Wie sich geburtshilfliche Interventionen auf das Geburtserleben auswirken

Mit Hilfe des Child Birth Experience Questionnaire (CEQ2) wurde untersucht, wie medizinische Interventionen das individuelle Geburtserleben beeinflussen. Das Gesamterleben wurde positiv bewertet / Veröffentlichung in „BMC Pregnancy and Childbirth“

In einer aktuellen Studie von Wissenschaftler*innen aus Köln, Düsseldorf und Bonn wurden deutschlandweit Mütter in einem Zeitraum von acht und zwölf Monaten nach der Geburt ihrer Kinder gefragt, wie sie die Erfahrungen der „eigenen Fähigkeiten“, „professioneller Unterstützung“, „wahrgenommener Sicherheit“ und „Beteiligung“ während der Geburt bewerten. Die höchste Zufriedenheit in allen vier Bereichen wurde für die vaginale Geburt ohne medizinischen Eingriff festgestellt. Insgesamt bewerteten die Frauen das Geburtserleben mit durchschnittlich 3,09 Punkten von maximal 4 Punkten eher positiv. Nach geburtshilflichen Interventionen gaben die Frauen jedoch signifikant niedrigere Zufriedenheitswerte an. Fünf Prozent der Befragten gaben ein insgesamt negatives Geburtserleben an. Die Studie „Obstetric interventions‘ effects on the birthing experience“ wurde in der Fachzeitschrift “BMC Pregnancy and Childbirth” veröffentlicht.

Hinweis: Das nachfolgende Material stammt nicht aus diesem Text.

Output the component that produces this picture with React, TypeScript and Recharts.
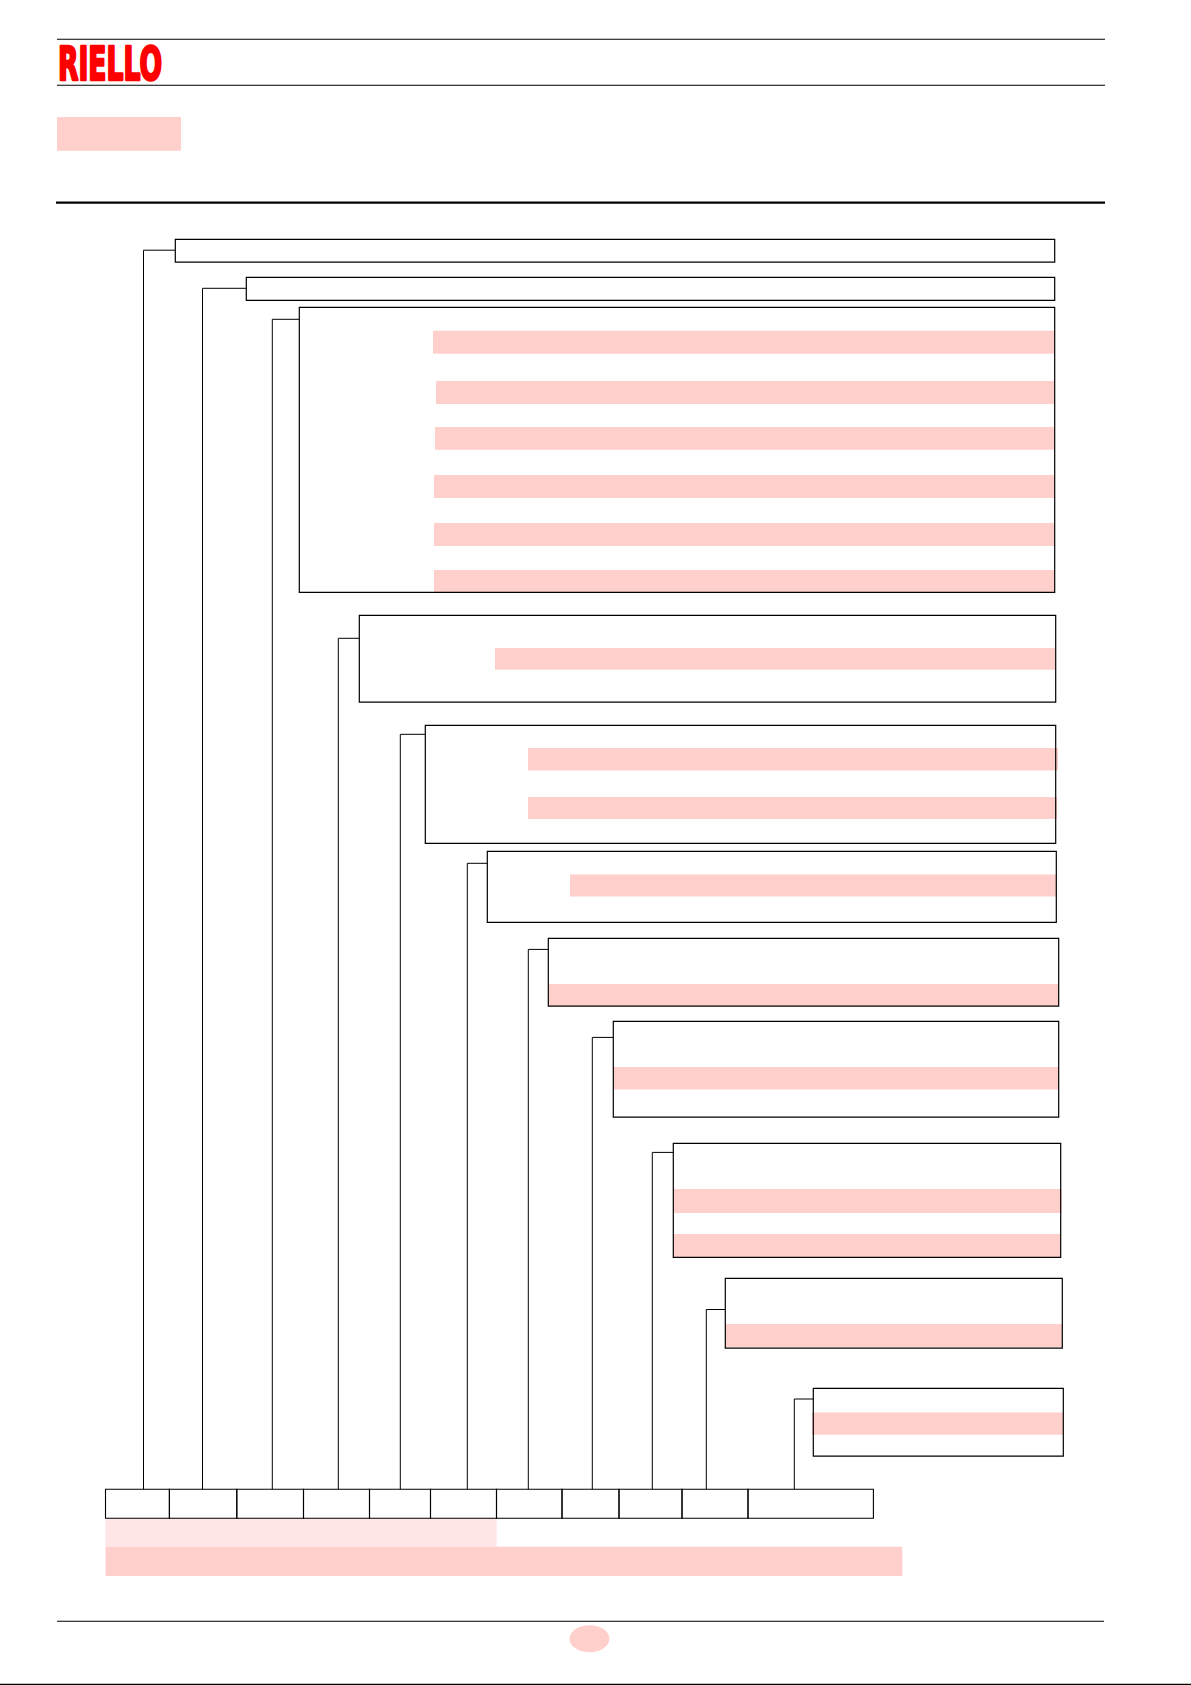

Trotz der gesellschaftlichen Relevanz und der Bedeutung für die betroffenen Frauen gibt es für Deutschland bisher nur wenige wissenschaftliche Studien, die sich mit der geburtshilflichen Versorgung in Krankenhäusern und dem Thema „Erleben von Gewalt unter der Geburt aus Sicht der Frauen“ befassen. Die Studie, in der die Daten von 852 Müttern ausgewertet wurden, ist Teil des Projekts MAM-Care, das sich mit Bedürfnissen, Partizipation und Sicherheit in der geburtshilflichen Versorgung in Deutschland beschäftigt.
„Empowerment und eine gute Zusammenarbeit zwischen dem geburtshilflichen Team und den Gebärenden sind besonders bei geburtshilflichen Interventionen notwendig, da hier Frauen unzufriedener mit dem Geburtserleben sind“, sagt Studienleiterin Professorin Dr. Nadine Scholten, die die Arbeit am Institut für Medizinsoziologie, Versorgungsforschung und Rehabilitationsforschung (IMVR) der Universität zu Köln durchführte und nun die Professur für psychosomatische und psychoonkologische Versorgungsforschung an der Universität Bonn besetzt sowie die Forschungsstelle für Gesundheitskommunikation und Versorgungsforschung des Universitätsklinikums Bonn leitet.

Als geburtshilfliche Interventionen wurden der manuelle Fundusdruck (Druck auf den Bauch), der ungeplante Kaiserschnitt, der Dammschnitt und die vaginal-operative Geburt (Saugglocke/Zange) definiert. Ungeplante Kaiserschnitte erhielten die niedrigsten Werte für „eigene Fähigkeiten“ und „wahrgenommene Sicherheit“, während die vaginal-operative Geburt niedrigere Werte als der ungeplante Kaiserschnitt in den Bereichen „professionelle Unterstützung“ und „Beteiligung“ erhielt. Im Allgemeinen bewerteten Frauen, die per Kaiserschnitt oder vaginal-operativ entbunden hatten, die Dimension „eigene Fähigkeiten“ niedriger als Frauen, die einen Fundusdruck oder einen Dammschnitt hatten.

Es zeigte sich jedoch auch, dass negative Erfahrungen in einer Dimension des Fragebogens durch positive Erfahrungen in einer anderen Dimension ausgeglichen werden konnten, was den Autor*innen zufolge die Bedeutung von Unterstützung und Beteiligung unterstreicht. „Die Förderung der Selbstwirksamkeit, der Kontakt, die Unterstützung und die Linderung von Ängsten können zu einer positiven Geburtserfahrung trotz Interventionen beitragen“, fügt Anna Volkert, Erstautorin der Publikation hinzu.
In jedem Fall sei weitere Forschung notwendig, um die ungeklärte Varianz der Geburtserfahrungen zu untersuchen, wobei die Forschenden den Schwerpunkt auf Empowerment und Unterstützung legen wollen. Sie empfehlen, gemeinsam mit den geburtshilflichen Teams Strategien zu entwickeln, um negative Geburtserfahrungen im Falle notwendiger Interventionen zu minimieren.